Not sure if we had a reason to disable them other than we both hate them (maybe the email we were using at the time couldn’t handle the volume?), so I wouldn’t want to enable them without checking with @zikzak first, but then if we want to enable them as opt-in and let people know it’s available, I think we can just do it without asking for permission. I mean who can in good faith object to enabling a feature that allows user to decide to opt in to something they want, that nobody who doesn’t want never needs to think about.
Yeah, it was probably in the early stages where we were both incredibly annoyed by all the notifications and gameification and I started turning things off with extreme prejudice. Opt-in seems fine. On by default seems beyond horrible.
yea it’s all set up. Just this annoying problem of unstuck email going to outlook spam folder.

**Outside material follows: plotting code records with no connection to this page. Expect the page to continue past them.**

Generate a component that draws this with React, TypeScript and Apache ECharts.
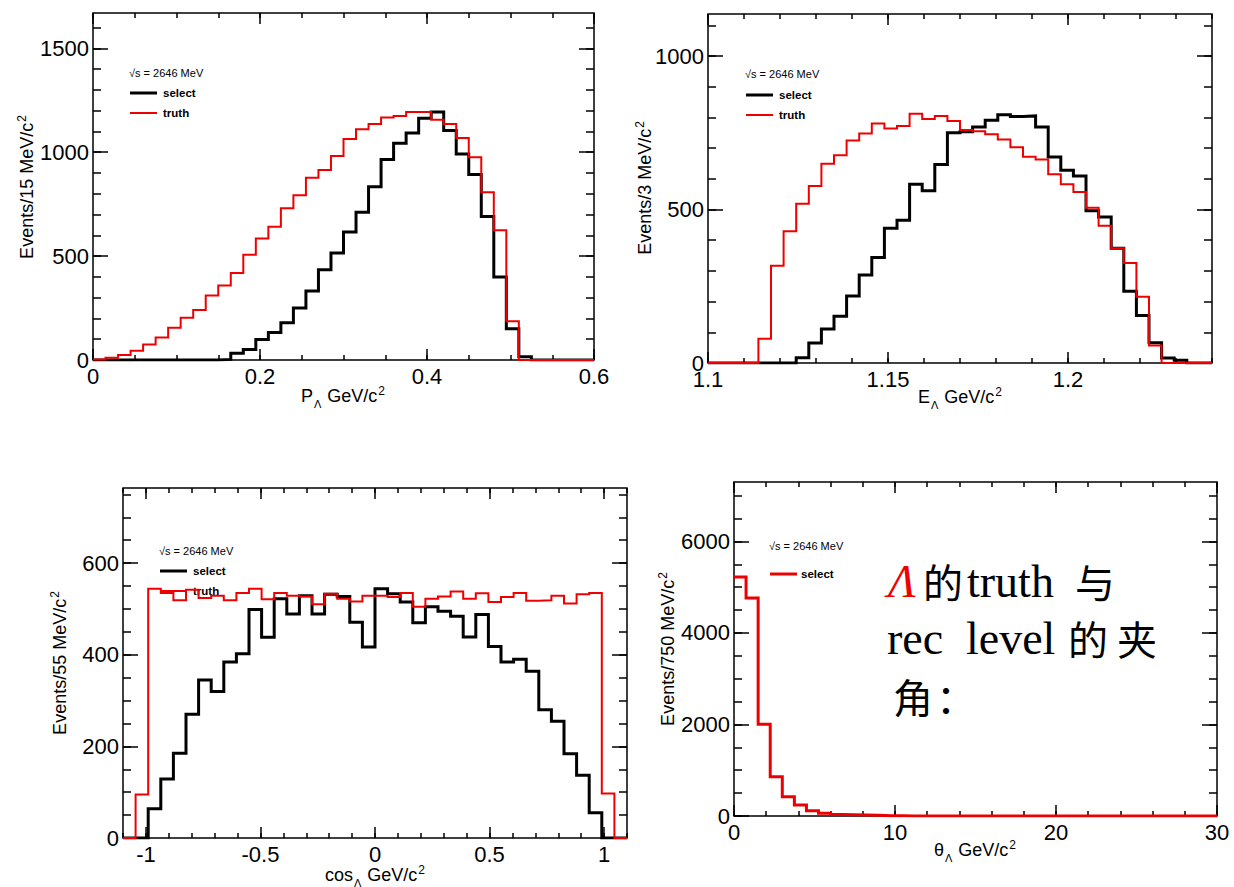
import React, { useEffect, useRef } from "react";
import * as echarts from "echarts";

// ---------------- data ----------------
const SERIES_NAMES = ["select", "truth"];
const ENERGY_LABEL = "√s = 2646 MeV";

// Panel 1 : P_Lambda
const P_RANGE = [0, 0.6];
const P_BIN_WIDTH = 0.015;
const P_SELECT = [0, 0, 0, 0, 0, 0, 0, 0, 0, 0, 3, 32, 51, 99, 132, 179, 250, 332, 434, 515, 616, 711, 834, 965, 1043, 1092, 1164, 1193, 1105, 992, 893, 691, 399, 150, 16, 0, 0, 0, 0, 0];
const P_TRUTH = [3, 11, 24, 45, 75, 108, 155, 203, 241, 311, 359, 419, 506, 585, 641, 730, 793, 877, 914, 982, 1064, 1110, 1136, 1167, 1174, 1193, 1193, 1156, 1136, 1069, 976, 807, 624, 187, 0, 0, 0, 0, 0, 0];
const P_X_TICKS = [0, 0.2, 0.4, 0.6];
const P_Y_TICKS = [0, 500, 1000, 1500];
const P_Y_MAX = 1670;

// Panel 2 : E_Lambda
const E_RANGE = [1.1, 1.24];
const E_BIN_WIDTH = 0.0035;
const E_SELECT = [0, 0, 0, 0, 0, 0, 0, 17, 65, 111, 152, 218, 287, 344, 439, 465, 582, 561, 647, 750, 753, 769, 791, 809, 803, 805, 769, 671, 628, 609, 496, 476, 374, 234, 155, 66, 16, 9, 0, 0];
const E_TRUTH = [0, 0, 0, 0, 79, 317, 429, 519, 577, 649, 677, 725, 748, 780, 764, 772, 812, 795, 805, 788, 759, 755, 745, 728, 703, 672, 663, 615, 582, 557, 506, 447, 374, 326, 216, 57, 0, 0, 0, 0];
const E_X_TICKS = [1.1, 1.15, 1.2];
const E_Y_TICKS = [0, 500, 1000];
const E_Y_MAX = 1137;

// Panel 3 : cos_Lambda
const C_RANGE = [-1.1, 1.1];
const C_BIN_WIDTH = 0.055;
const C_SELECT = [0, 0, 64, 129, 185, 270, 345, 320, 384, 402, 499, 438, 522, 489, 529, 489, 532, 527, 471, 417, 544, 533, 515, 470, 505, 495, 484, 439, 488, 418, 384, 390, 364, 280, 255, 184, 137, 55, 0, 0];
const C_TRUTH = [0, 95, 544, 535, 519, 542, 524, 529, 519, 535, 544, 521, 535, 529, 527, 510, 533, 522, 516, 529, 529, 526, 535, 505, 522, 527, 538, 522, 534, 515, 526, 535, 518, 519, 529, 512, 532, 535, 97, 0];
const C_X_TICKS = [-1, -0.5, 0, 0.5, 1];
const C_Y_TICKS = [0, 200, 400, 600];
const C_Y_MAX = 764;

// Panel 4 : theta_Lambda
const T_RANGE = [0, 30];
const T_BIN_WIDTH = 0.75;
const T_SELECT = [5222, 4764, 2007, 858, 422, 240, 116, 60, 35, 28, 22, 15, 8, 5, 0, 0, 0, 0, 0, 0, 0, 0, 0, 0, 0, 0, 0, 0, 0, 0, 0, 0, 0, 0, 0, 0, 0, 0, 0, 0];
const T_X_TICKS = [0, 10, 20, 30];
const T_Y_TICKS = [0, 2000, 4000, 6000];
const T_Y_MAX = 7300;

// ---------------- styling ----------------
const FONT = "'Liberation Sans', Arial, Helvetica, sans-serif";
const SERIF = "'Liberation Serif', 'DejaVu Serif', serif";
const CJK = "'Noto Sans CJK SC', 'Noto Sans CJK JP', sans-serif";
const RED = "#ee0000";
const BLACK = "#000000";

function stepTicks(min: number, max: number, step: number) {
  const out: number[] = [];
  const start = Math.ceil(min / step - 1e-9);
  const end = Math.floor(max / step + 1e-9);
  for (let k = start; k <= end; k++) out.push(+(k * step).toFixed(6));
  return out;
}

function histData(min: number, width: number, values: number[]) {
  const pts: number[][] = values.map((v, i) => [+(min + i * width).toFixed(6), v]);
  pts.push([+(min + values.length * width).toFixed(6), values[values.length - 1]]);
  return pts;
}

type Hist = { name: string; values: number[]; color: string; width: number };
type Panel = {
  grid: { left: number; top: number; width: number; height: number };
  range: number[];
  bin: number;
  xTicks: number[];
  xMinor: number;
  yTicks: number[];
  yMax: number;
  yMinor: number;
  hists: Hist[];
  xTitle: string;
  xTitlePos: number[];
  yTitle: string;
  yTitlePos: number[];
  legend: { x: number; y: number; textX: number; rows: { name: string; color: string; width: number; dy: number }[] };
};

const PANELS: Panel[] = [
  {
    grid: { left: 93, top: 13, width: 501, height: 347 },
    range: P_RANGE, bin: P_BIN_WIDTH, xTicks: P_X_TICKS, xMinor: 0.05,
    yTicks: P_Y_TICKS, yMax: P_Y_MAX, yMinor: 100,
    hists: [
      { name: SERIES_NAMES[0], values: P_SELECT, color: BLACK, width: 3 },
      { name: SERIES_NAMES[1], values: P_TRUTH, color: RED, width: 2 },
    ],
    xTitle: "P{sub|Λ} GeV/c{sup|2}", xTitlePos: [343, 396],
    yTitle: "Events/15 MeV/c{sup|2}", yTitlePos: [27, 187],
    legend: { x: 129, y: 73, textX: 163, rows: [
      { name: SERIES_NAMES[0], color: BLACK, width: 3, dy: 20 },
      { name: SERIES_NAMES[1], color: RED, width: 2, dy: 40 },
    ] },
  },
  {
    grid: { left: 708, top: 14, width: 504, height: 349 },
    range: E_RANGE, bin: E_BIN_WIDTH, xTicks: E_X_TICKS, xMinor: 0.01,
    yTicks: E_Y_TICKS, yMax: E_Y_MAX, yMinor: 100,
    hists: [
      { name: SERIES_NAMES[0], values: E_SELECT, color: BLACK, width: 3 },
      { name: SERIES_NAMES[1], values: E_TRUTH, color: RED, width: 2 },
    ],
    xTitle: "E{sub|Λ} GeV/c{sup|2}", xTitlePos: [960, 397],
    yTitle: "Events/3 MeV/c{sup|2}", yTitlePos: [645, 188],
    legend: { x: 745, y: 74, textX: 779, rows: [
      { name: SERIES_NAMES[0], color: BLACK, width: 3, dy: 21 },
      { name: SERIES_NAMES[1], color: RED, width: 2, dy: 41 },
    ] },
  },
  {
    grid: { left: 123, top: 488, width: 504, height: 350 },
    range: C_RANGE, bin: C_BIN_WIDTH, xTicks: C_X_TICKS, xMinor: 0.1,
    yTicks: C_Y_TICKS, yMax: C_Y_MAX, yMinor: 50,
    hists: [
      { name: SERIES_NAMES[0], values: C_SELECT, color: BLACK, width: 3 },
      { name: SERIES_NAMES[1], values: C_TRUTH, color: RED, width: 2 },
    ],
    xTitle: "cos{sub|Λ} GeV/c{sup|2}", xTitlePos: [375, 875],
    yTitle: "Events/55 MeV/c{sup|2}", yTitlePos: [60, 663],
    legend: { x: 159, y: 551, textX: 193, rows: [
      { name: SERIES_NAMES[0], color: BLACK, width: 3, dy: 20 },
      { name: SERIES_NAMES[1], color: RED, width: 2, dy: 40 },
    ] },
  },
  {
    grid: { left: 734, top: 482, width: 483, height: 334 },
    range: T_RANGE, bin: T_BIN_WIDTH, xTicks: T_X_TICKS, xMinor: 2,
    yTicks: T_Y_TICKS, yMax: T_Y_MAX, yMinor: 500,
    hists: [
      { name: SERIES_NAMES[0], values: T_SELECT, color: RED, width: 3 },
    ],
    xTitle: "θ{sub|Λ} GeV/c{sup|2}", xTitlePos: [975, 850],
    yTitle: "Events/750 MeV/c{sup|2}", yTitlePos: [668, 649],
    legend: { x: 769, y: 546, textX: 801, rows: [
      { name: SERIES_NAMES[0], color: RED, width: 3, dy: 28 },
    ] },
  },
];

const TICK_LINE = { color: BLACK, width: 1.5 };
const LABEL_STYLE = { color: BLACK, fontSize: 22, fontFamily: FONT };
const TITLE_RICH = {
  sub: { fontSize: 11, fontFamily: FONT, fill: BLACK, padding: [15, 1, 0, 1] },
  sup: { fontSize: 12, fontFamily: FONT, fill: BLACK, padding: [0, 0, 11, 1] },
};

function buildOption() {
  const grid: any[] = [];
  const xAxis: any[] = [];
  const yAxis: any[] = [];
  const series: any[] = [];
  const graphic: any[] = [];

  PANELS.forEach((p, gi) => {
    grid.push({
      ...p.grid,
      show: true,
      borderColor: BLACK,
      borderWidth: 1.5,
      backgroundColor: "transparent",
      containLabel: false,
      outerBoundsMode: "none",
    });
    const [xmin, xmax] = p.range;
    const xMinors = stepTicks(xmin, xmax, p.xMinor);
    const yMinors = stepTicks(0, p.yMax, p.yMinor);
    const xBase = { type: "value", gridIndex: gi, min: xmin, max: xmax, splitLine: { show: false }, axisLine: { show: false, onZero: false } };
    const yBase = { type: "value", gridIndex: gi, min: 0, max: p.yMax, splitLine: { show: false }, axisLine: { show: false, onZero: false } };
    const xMainIndex = xAxis.length;
    xAxis.push(
      { ...xBase, position: "bottom", axisTick: { show: true, inside: true, length: 11, customValues: p.xTicks, lineStyle: TICK_LINE },
        axisLabel: { show: true, customValues: p.xTicks, formatter: (v: number) => String(v), margin: 5, ...LABEL_STYLE } },
      { ...xBase, position: "bottom", axisTick: { show: true, inside: true, length: 5, customValues: xMinors, lineStyle: TICK_LINE }, axisLabel: { show: false } },
      { ...xBase, position: "top", axisTick: { show: true, inside: true, length: 11, customValues: p.xTicks, lineStyle: TICK_LINE }, axisLabel: { show: false } },
      { ...xBase, position: "top", axisTick: { show: true, inside: true, length: 5, customValues: xMinors, lineStyle: TICK_LINE }, axisLabel: { show: false } },
    );
    const yMainIndex = yAxis.length;
    yAxis.push(
      { ...yBase, position: "left", axisTick: { show: true, inside: true, length: 15, customValues: p.yTicks, lineStyle: TICK_LINE },
        axisLabel: { show: true, customValues: p.yTicks, formatter: (v: number) => String(v), margin: 4, ...LABEL_STYLE } },
      { ...yBase, position: "left", axisTick: { show: true, inside: true, length: 8, customValues: yMinors, lineStyle: TICK_LINE }, axisLabel: { show: false } },
      { ...yBase, position: "right", axisTick: { show: true, inside: true, length: 15, customValues: p.yTicks, lineStyle: TICK_LINE }, axisLabel: { show: false } },
      { ...yBase, position: "right", axisTick: { show: true, inside: true, length: 8, customValues: yMinors, lineStyle: TICK_LINE }, axisLabel: { show: false } },
    );

    p.hists.forEach((h) => {
      series.push({
        type: "line",
        name: h.name,
        xAxisIndex: xMainIndex,
        yAxisIndex: yMainIndex,
        step: "end",
        symbol: "none",
        showSymbol: false,
        data: histData(xmin, p.bin, h.values),
        lineStyle: { color: h.color, width: h.width, cap: "butt", join: "miter" },
        itemStyle: { color: h.color },
        emphasis: { disabled: true },
        silent: true,
      });
    });

    // axis titles
    graphic.push({
      type: "text",
      x: p.xTitlePos[0],
      y: p.xTitlePos[1],
      silent: true,
      style: {
        text: p.xTitle,
        fontSize: 18,
        fontFamily: FONT,
        fill: BLACK,
        align: "center",
        verticalAlign: "middle",
        rich: TITLE_RICH,
      },
    });
    graphic.push({
      type: "text",
      x: p.yTitlePos[0],
      y: p.yTitlePos[1],
      rotation: Math.PI / 2,
      silent: true,
      style: {
        text: p.yTitle,
        fontSize: 18,
        fontFamily: FONT,
        fill: BLACK,
        align: "center",
        verticalAlign: "middle",
        rich: TITLE_RICH,
      },
    });

    // legend box (ROOT TLegend, no border)
    const lg = p.legend;
    graphic.push({
      type: "text",
      x: lg.x,
      y: lg.y,
      silent: true,
      style: { text: ENERGY_LABEL, fontSize: 11, fontFamily: FONT, fill: BLACK, align: "left", verticalAlign: "middle" },
    });
    lg.rows.forEach((r) => {
      graphic.push({
        type: "line",
        silent: true,
        shape: { x1: lg.x + 1, y1: lg.y + r.dy, x2: lg.x + 28, y2: lg.y + r.dy },
        style: { stroke: r.color, lineWidth: r.width },
      });
      graphic.push({
        type: "text",
        x: lg.textX,
        y: lg.y + r.dy,
        silent: true,
        style: { text: r.name, fontSize: 11.5, fontWeight: "bold", fontFamily: FONT, fill: BLACK, align: "left", verticalAlign: "middle" },
      });
    });
  });

  // annotation inside the 4th panel
  const note = [
    { text: "Λ", x: 888, y: 581, font: SERIF, size: 46, color: RED, italic: true },
    { text: "的", x: 923, y: 581, font: CJK, size: 40, color: BLACK },
    { text: "truth", x: 967, y: 581, font: SERIF, size: 46, color: BLACK },
    { text: "与", x: 1075, y: 581, font: CJK, size: 40, color: BLACK },
    { text: "rec", x: 887, y: 638, font: SERIF, size: 46, color: BLACK },
    { text: "level", x: 966, y: 638, font: SERIF, size: 46, color: BLACK },
    { text: "的", x: 1068, y: 638, font: CJK, size: 40, color: BLACK },
    { text: "夹", x: 1117, y: 638, font: CJK, size: 40, color: BLACK },
    { text: "角", x: 893, y: 696, font: CJK, size: 40, color: BLACK },
    { text: "：", x: 936, y: 696, font: CJK, size: 40, color: BLACK },
  ];
  note.forEach((n) => {
    graphic.push({
      type: "text",
      x: n.x,
      y: n.y,
      silent: true,
      style: {
        text: n.text,
        fontSize: n.size,
        fontFamily: n.font,
        fontStyle: n.italic ? "italic" : "normal",
        fill: n.color,
        align: "left",
        verticalAlign: "middle",
      },
    });
  });

  return {
    animation: false,
    backgroundColor: "#ffffff",
    grid,
    xAxis,
    yAxis,
    series,
    graphic,
  };
}

export default function App() {
  const ref = useRef<HTMLDivElement>(null);
  useEffect(() => {
    document.body.style.margin = "0";
    const chart = echarts.init(ref.current as HTMLDivElement, null, { renderer: "svg" });
    chart.setOption(buildOption() as any);
    return () => chart.dispose();
  }, []);
  return <div ref={ref} style={{ width: 1234, height: 887, background: "#ffffff" }} />;
}
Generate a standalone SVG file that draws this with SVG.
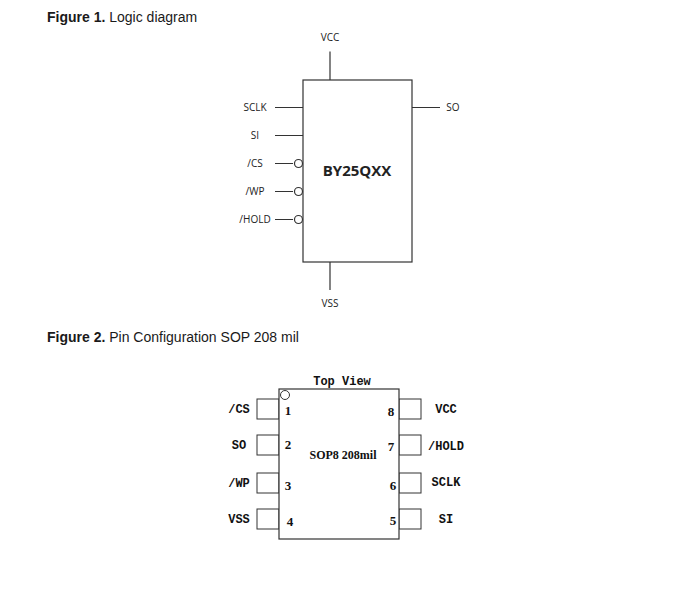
<svg xmlns="http://www.w3.org/2000/svg" width="693" height="605" viewBox="0 0 693 605">
<style>
.cap{font:14px "Liberation Sans",Arial,sans-serif;fill:#1a1a1a}
.l{font:10px "Open Sans","Noto Sans",sans-serif;fill:#222;text-anchor:middle}
.t{font:700 15px "Open Sans","Noto Sans",sans-serif;fill:#222;text-anchor:middle}
.m{font:700 12px "Liberation Mono","DejaVu Sans Mono",monospace;fill:#111;text-anchor:middle}
.n{font:700 13px "Liberation Serif",serif;fill:#111;text-anchor:middle}
.s{fill:#fff;stroke:#333;stroke-width:1.2}
.p{fill:#fff;stroke:#333;stroke-width:1}
.w{fill:none;stroke:#333;stroke-width:1.2}
</style>
<rect width="693" height="605" fill="#fff"/>
<text class="cap" x="47" y="21.500"><tspan font-weight="700">Figure 1.</tspan> Logic diagram</text>
<text class="cap" x="47" y="341.500"><tspan font-weight="700">Figure 2.</tspan> Pin Configuration SOP 208 mil</text>
<g id="connectors">
<path class="w" d="M330 51.500V80M275 107.500H303M275 135.500H303M275 163.500H293M275 191.500H293M275 219.500H293M412 107.500H440M330 262V290"/>
</g>
<g id="logic-chip">
<rect class="s" x="303" y="80" width="109" height="182"/>
<text class="t" x="357" y="176">BY25QXX</text>
<circle class="s" cx="298.500" cy="163.500" r="4"/>
<circle class="s" cx="298.500" cy="191.500" r="4"/>
<circle class="s" cx="298.500" cy="219.500" r="4"/>
</g>
<g id="logic-labels">
<text class="l" x="255" y="111">SCLK</text>
<text class="l" x="330" y="41">VCC</text>
<text class="l" x="255" y="139">SI</text>
<text class="l" x="255" y="167">/CS</text>
<text class="l" x="255" y="195">/WP</text>
<text class="l" x="255" y="223">/HOLD</text>
<text class="l" x="453" y="111">SO</text>
<text class="l" x="330" y="307">VSS</text>
</g>
<g id="sop8-pins">
<rect class="p" x="257" y="399" width="22" height="20"/>
<rect class="p" x="257" y="435" width="22" height="20"/>
<rect class="p" x="257" y="473" width="22" height="20"/>
<rect class="p" x="257" y="509" width="22" height="20"/>
<rect class="p" x="399" y="399" width="22" height="20"/>
<rect class="p" x="399" y="435" width="22" height="20"/>
<rect class="p" x="399" y="473" width="22" height="20"/>
<rect class="p" x="399" y="509" width="22" height="20"/>
</g>
<g id="sop8-chip">
<rect class="s" x="279" y="389" width="120" height="150"/>
<circle class="p" cx="285" cy="395" r="4.500"/>
<text class="m" x="342" y="385">Top View</text>
<text class="n" x="343" y="459" style="font-size:12px">SOP8 208mil</text>
<text class="n" x="288" y="415">1</text>
<text class="n" x="288" y="449">2</text>
<text class="n" x="288" y="490">3</text>
<text class="n" x="290" y="526">4</text>
<text class="n" x="391" y="416">8</text>
<text class="n" x="391" y="451">7</text>
<text class="n" x="393" y="490">6</text>
<text class="n" x="393" y="525">5</text>
</g>
<g id="sop8-labels">
<text class="m" x="239" y="413">/CS</text>
<text class="m" x="239" y="449">SO</text>
<text class="m" x="239" y="487">/WP</text>
<text class="m" x="239" y="523">VSS</text>
<text class="m" x="446" y="413">VCC</text>
<text class="m" x="446" y="450">/HOLD</text>
<text class="m" x="446" y="486">SCLK</text>
<text class="m" x="446" y="523">SI</text>
</g>
</svg>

As far as the email blacklist stuff goes, we’ve only had this IP for a few months. Dunno if the previous one was on any naughty lists.
You can request a new one if you want. I should be handing ownership of the DO account over to you in the next 24-48 hours, but I don’t even know if that’s necessary for you to request one. I’ve found them to be pretty responsive to these things and very happy to help. Only hard part is finding out how to open a ticket, and then finding out how to get back to your ticket once you’ve opened one.
I guess this particular organization blacklisted the entire ISP, from what I can tell looking at their report. You should check the site out, it’s hilarious. From what I can tell right now though, I don’t think outlook consults this list when filtering incoming mail.